Consider first the simple case where we have just two independent sample variances $s_1^2$ and $s_2^2$, each with degrees of freedom $r_1$ and $r_2$. Let’s compute the degrees of freedom for the chi-squared distribution that approximates $V = s_1^2 + s_2^2$.

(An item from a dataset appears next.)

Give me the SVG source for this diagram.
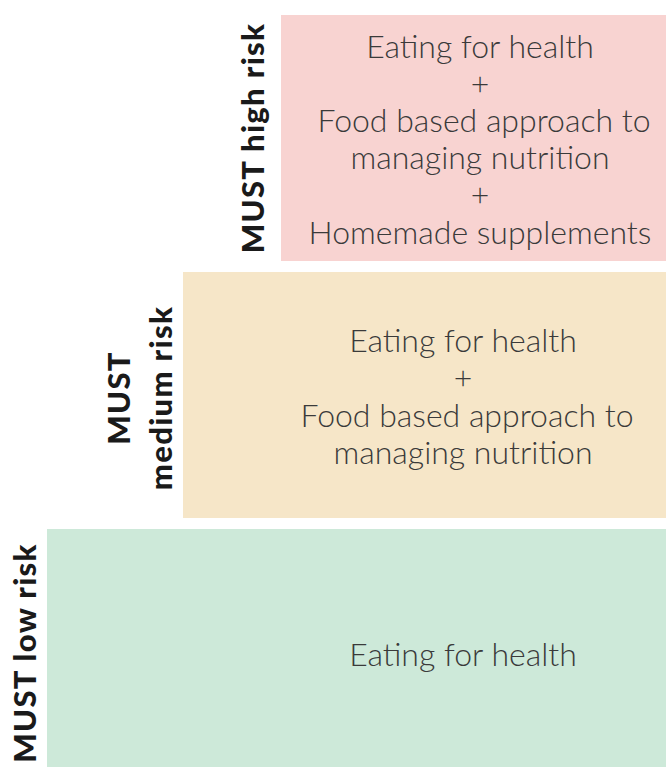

For $j = 1, 2$, let $\sigma_j^2 = \mathbb{E}[s_j^2]$. From our set-up, we have $\dfrac{r_j s_j^2}{\sigma_j^2} \sim \chi_{r_j}^2$, thus

\begin{aligned} \text{Var} (s_j^2) &= \left( \frac{\sigma_j^2}{r_j} \right)^2 \mathbb{E} [\chi_{r_j}^2] = \left( \frac{\sigma_j^2}{r_j} \right)^2 \cdot (2 r_j) \\ &= \frac{2\sigma_j^4}{r_j} \quad \text{for } j = 1, 2, \\ \text{Var} (V) &= 2\left( \frac{\sigma_1^4}{r_1} + \frac{\sigma_2^4}{r_2} \right), \end{aligned}

where the last equality holds because $s_1^2$ and $s_2^2$ are independent. On the other hand, to approximate $V$ be a chi-squared distribution with $r$ degrees of freedom means that $\dfrac{r V}{\mathbb{E}[V]} \sim \chi_r^2$. Under this approximation,

$\text{Var}(V) = \left(\dfrac{\mathbb{E}[V]}{r} \right)^2 \cdot (2 r) = \dfrac{2(\sigma_1^2 + \sigma_2^2)^2}{r}.$

For this approximation to be good, we want the variance obtained under the chi-squared approximation to be the same as the true variance. Hence, we have

\begin{aligned} \dfrac{2(\sigma_1^2 + \sigma_2^2)^2}{r} &= 2\left( \frac{\sigma_1^4}{r_1} + \frac{\sigma_2^4}{r_2} \right), \\ r &= (\sigma_1^2 + \sigma_2^2) \bigg/ \left( \frac{\sigma_1^4}{r_1} + \frac{\sigma_2^4}{r_2} \right). \end{aligned}

The argument above is perfectly general: we can rerun it to get the effective degrees of freedom for $V = a_1 s_1^2 + \dots + a_J s_J^2$.

References:

1. Satterthwaite, F. E. (1946). An approximate distribution of estimates of variance components.
2. Satterthwaite, F. E. (1941). Synthesis of variance.